> [What is being asked] Copy out each line exactly; pictures stay out of the copy.
** BEGIN Record list **
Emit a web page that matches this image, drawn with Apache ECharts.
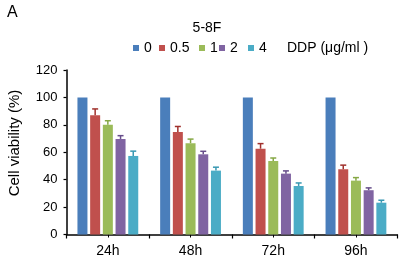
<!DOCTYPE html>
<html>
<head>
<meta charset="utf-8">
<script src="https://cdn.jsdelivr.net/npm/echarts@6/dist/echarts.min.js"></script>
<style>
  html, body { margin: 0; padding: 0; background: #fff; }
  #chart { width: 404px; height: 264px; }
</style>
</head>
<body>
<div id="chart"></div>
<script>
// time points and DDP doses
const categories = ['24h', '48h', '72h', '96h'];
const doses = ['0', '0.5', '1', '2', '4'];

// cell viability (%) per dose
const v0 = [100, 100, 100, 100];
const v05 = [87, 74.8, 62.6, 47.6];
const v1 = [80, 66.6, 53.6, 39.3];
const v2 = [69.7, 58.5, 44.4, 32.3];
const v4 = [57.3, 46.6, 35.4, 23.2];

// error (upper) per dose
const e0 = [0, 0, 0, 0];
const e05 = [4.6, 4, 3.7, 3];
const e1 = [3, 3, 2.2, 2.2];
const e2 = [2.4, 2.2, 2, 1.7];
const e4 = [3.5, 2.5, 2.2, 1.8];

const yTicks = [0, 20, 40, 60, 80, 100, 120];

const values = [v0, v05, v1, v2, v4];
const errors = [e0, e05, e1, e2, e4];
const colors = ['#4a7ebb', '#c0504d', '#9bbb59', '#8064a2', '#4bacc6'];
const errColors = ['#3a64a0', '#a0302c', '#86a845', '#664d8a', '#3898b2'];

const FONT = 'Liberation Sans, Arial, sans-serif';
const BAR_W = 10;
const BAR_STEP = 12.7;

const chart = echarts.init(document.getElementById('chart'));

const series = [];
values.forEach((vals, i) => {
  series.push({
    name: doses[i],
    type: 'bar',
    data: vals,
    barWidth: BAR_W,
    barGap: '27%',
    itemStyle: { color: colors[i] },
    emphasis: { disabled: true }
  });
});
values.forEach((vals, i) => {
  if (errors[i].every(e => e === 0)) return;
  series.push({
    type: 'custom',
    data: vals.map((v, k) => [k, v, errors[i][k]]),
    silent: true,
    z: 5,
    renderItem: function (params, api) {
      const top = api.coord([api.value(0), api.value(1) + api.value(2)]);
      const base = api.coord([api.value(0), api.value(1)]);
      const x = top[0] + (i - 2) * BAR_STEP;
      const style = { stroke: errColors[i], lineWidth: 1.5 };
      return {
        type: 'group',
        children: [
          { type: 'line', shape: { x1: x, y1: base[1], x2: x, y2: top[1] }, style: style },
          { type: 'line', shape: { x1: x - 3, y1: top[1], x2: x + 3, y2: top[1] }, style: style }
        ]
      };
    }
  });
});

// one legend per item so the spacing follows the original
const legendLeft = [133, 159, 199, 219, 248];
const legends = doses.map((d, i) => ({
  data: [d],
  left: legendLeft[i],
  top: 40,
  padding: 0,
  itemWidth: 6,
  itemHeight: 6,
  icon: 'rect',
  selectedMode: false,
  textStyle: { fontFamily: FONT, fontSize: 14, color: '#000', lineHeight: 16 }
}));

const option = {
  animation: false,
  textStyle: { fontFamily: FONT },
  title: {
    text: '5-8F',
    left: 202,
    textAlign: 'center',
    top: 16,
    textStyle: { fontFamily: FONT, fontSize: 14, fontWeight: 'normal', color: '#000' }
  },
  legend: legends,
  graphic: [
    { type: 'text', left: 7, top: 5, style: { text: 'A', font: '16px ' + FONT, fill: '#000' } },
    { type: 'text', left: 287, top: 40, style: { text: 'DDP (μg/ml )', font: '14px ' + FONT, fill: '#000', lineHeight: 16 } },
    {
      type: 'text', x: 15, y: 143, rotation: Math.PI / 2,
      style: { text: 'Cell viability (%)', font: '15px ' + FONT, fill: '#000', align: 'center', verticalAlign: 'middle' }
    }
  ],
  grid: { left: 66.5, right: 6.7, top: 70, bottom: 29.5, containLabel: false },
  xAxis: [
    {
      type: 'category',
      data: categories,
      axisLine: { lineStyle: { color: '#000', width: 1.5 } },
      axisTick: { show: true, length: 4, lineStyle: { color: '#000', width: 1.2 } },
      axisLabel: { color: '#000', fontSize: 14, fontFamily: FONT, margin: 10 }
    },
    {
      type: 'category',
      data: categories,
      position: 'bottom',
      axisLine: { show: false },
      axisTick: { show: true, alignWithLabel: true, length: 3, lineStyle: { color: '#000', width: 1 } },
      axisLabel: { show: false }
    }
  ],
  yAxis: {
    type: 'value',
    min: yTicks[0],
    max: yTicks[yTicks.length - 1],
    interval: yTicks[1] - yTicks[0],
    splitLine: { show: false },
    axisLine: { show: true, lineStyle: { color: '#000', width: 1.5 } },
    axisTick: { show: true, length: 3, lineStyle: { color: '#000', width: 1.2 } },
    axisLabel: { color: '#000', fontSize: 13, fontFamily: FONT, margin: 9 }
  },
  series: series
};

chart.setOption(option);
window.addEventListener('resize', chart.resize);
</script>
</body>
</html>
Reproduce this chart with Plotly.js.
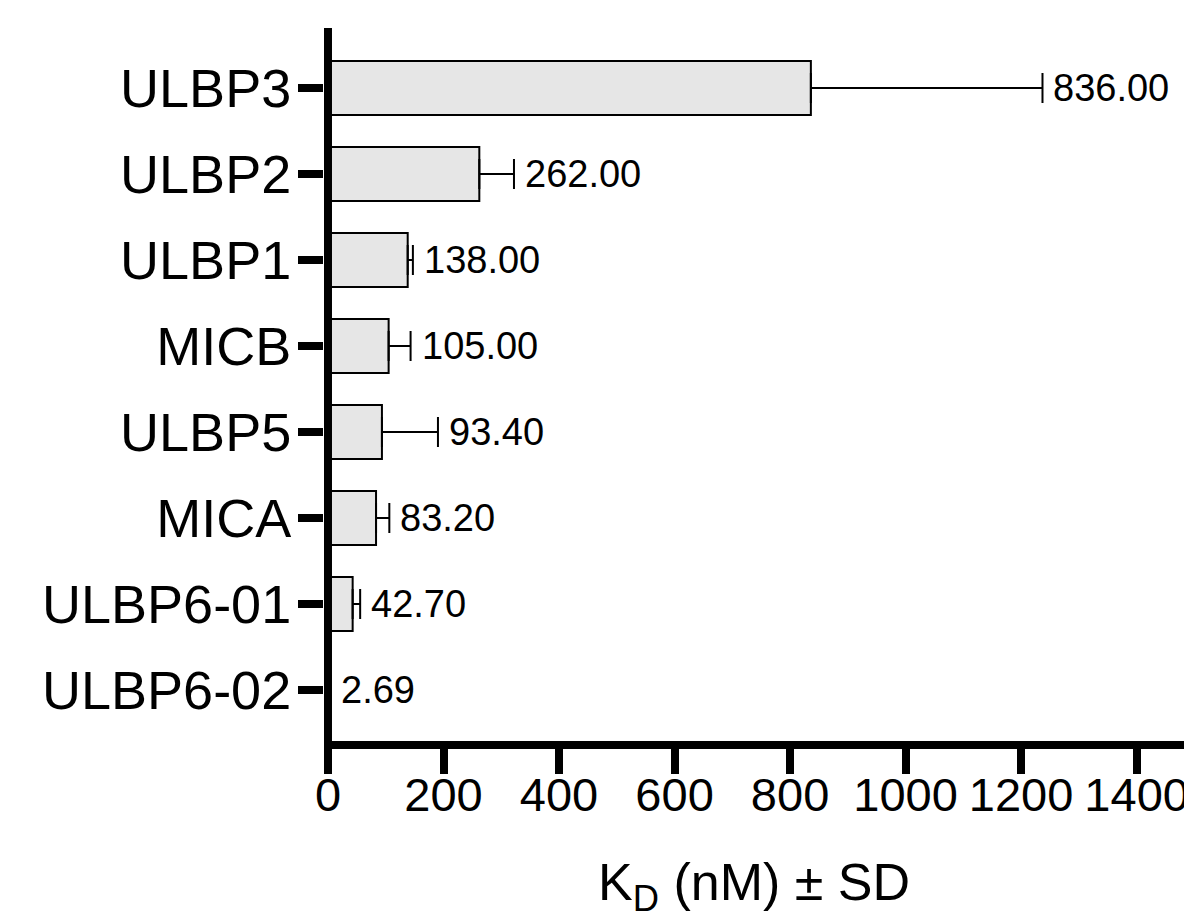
** END Record list **
> [The response]
Emit a web page that matches this image, drawn with Apache ECharts.
<!DOCTYPE html>
<html>
<head>
<meta charset="utf-8">
<script src="https://cdn.jsdelivr.net/npm/echarts@6/dist/echarts.min.js"></script>
<style>
  html, body { margin: 0; padding: 0; background: #fff; }
  #chart { width: 404px; height: 264px; }
</style>
</head>
<body>
<div id="chart"></div>
<script>
// time points and DDP doses
const categories = ['24h', '48h', '72h', '96h'];
const doses = ['0', '0.5', '1', '2', '4'];

// cell viability (%) per dose
const v0 = [100, 100, 100, 100];
const v05 = [87, 74.8, 62.6, 47.6];
const v1 = [80, 66.6, 53.6, 39.3];
const v2 = [69.7, 58.5, 44.4, 32.3];
const v4 = [57.3, 46.6, 35.4, 23.2];

// error (upper) per dose
const e0 = [0, 0, 0, 0];
const e05 = [4.6, 4, 3.7, 3];
const e1 = [3, 3, 2.2, 2.2];
const e2 = [2.4, 2.2, 2, 1.7];
const e4 = [3.5, 2.5, 2.2, 1.8];

const yTicks = [0, 20, 40, 60, 80, 100, 120];

const values = [v0, v05, v1, v2, v4];
const errors = [e0, e05, e1, e2, e4];
const colors = ['#4a7ebb', '#c0504d', '#9bbb59', '#8064a2', '#4bacc6'];
const errColors = ['#3a64a0', '#a0302c', '#86a845', '#664d8a', '#3898b2'];

const FONT = 'Liberation Sans, Arial, sans-serif';
const BAR_W = 10;
const BAR_STEP = 12.7;

const chart = echarts.init(document.getElementById('chart'));

const series = [];
values.forEach((vals, i) => {
  series.push({
    name: doses[i],
    type: 'bar',
    data: vals,
    barWidth: BAR_W,
    barGap: '27%',
    itemStyle: { color: colors[i] },
    emphasis: { disabled: true }
  });
});
values.forEach((vals, i) => {
  if (errors[i].every(e => e === 0)) return;
  series.push({
    type: 'custom',
    data: vals.map((v, k) => [k, v, errors[i][k]]),
    silent: true,
    z: 5,
    renderItem: function (params, api) {
      const top = api.coord([api.value(0), api.value(1) + api.value(2)]);
      const base = api.coord([api.value(0), api.value(1)]);
      const x = top[0] + (i - 2) * BAR_STEP;
      const style = { stroke: errColors[i], lineWidth: 1.5 };
      return {
        type: 'group',
        children: [
          { type: 'line', shape: { x1: x, y1: base[1], x2: x, y2: top[1] }, style: style },
          { type: 'line', shape: { x1: x - 3, y1: top[1], x2: x + 3, y2: top[1] }, style: style }
        ]
      };
    }
  });
});

// one legend per item so the spacing follows the original
const legendLeft = [133, 159, 199, 219, 248];
const legends = doses.map((d, i) => ({
  data: [d],
  left: legendLeft[i],
  top: 40,
  padding: 0,
  itemWidth: 6,
  itemHeight: 6,
  icon: 'rect',
  selectedMode: false,
  textStyle: { fontFamily: FONT, fontSize: 14, color: '#000', lineHeight: 16 }
}));

const option = {
  animation: false,
  textStyle: { fontFamily: FONT },
  title: {
    text: '5-8F',
    left: 202,
    textAlign: 'center',
    top: 16,
    textStyle: { fontFamily: FONT, fontSize: 14, fontWeight: 'normal', color: '#000' }
  },
  legend: legends,
  graphic: [
    { type: 'text', left: 7, top: 5, style: { text: 'A', font: '16px ' + FONT, fill: '#000' } },
    { type: 'text', left: 287, top: 40, style: { text: 'DDP (μg/ml )', font: '14px ' + FONT, fill: '#000', lineHeight: 16 } },
    {
      type: 'text', x: 15, y: 143, rotation: Math.PI / 2,
      style: { text: 'Cell viability (%)', font: '15px ' + FONT, fill: '#000', align: 'center', verticalAlign: 'middle' }
    }
  ],
  grid: { left: 66.5, right: 6.7, top: 70, bottom: 29.5, containLabel: false },
  xAxis: [
    {
      type: 'category',
      data: categories,
      axisLine: { lineStyle: { color: '#000', width: 1.5 } },
      axisTick: { show: true, length: 4, lineStyle: { color: '#000', width: 1.2 } },
      axisLabel: { color: '#000', fontSize: 14, fontFamily: FONT, margin: 10 }
    },
    {
      type: 'category',
      data: categories,
      position: 'bottom',
      axisLine: { show: false },
      axisTick: { show: true, alignWithLabel: true, length: 3, lineStyle: { color: '#000', width: 1 } },
      axisLabel: { show: false }
    }
  ],
  yAxis: {
    type: 'value',
    min: yTicks[0],
    max: yTicks[yTicks.length - 1],
    interval: yTicks[1] - yTicks[0],
    splitLine: { show: false },
    axisLine: { show: true, lineStyle: { color: '#000', width: 1.5 } },
    axisTick: { show: true, length: 3, lineStyle: { color: '#000', width: 1.2 } },
    axisLabel: { color: '#000', fontSize: 13, fontFamily: FONT, margin: 9 }
  },
  series: series
};

chart.setOption(option);
window.addEventListener('resize', chart.resize);
</script>
</body>
</html>
Reproduce this chart with Plotly.js.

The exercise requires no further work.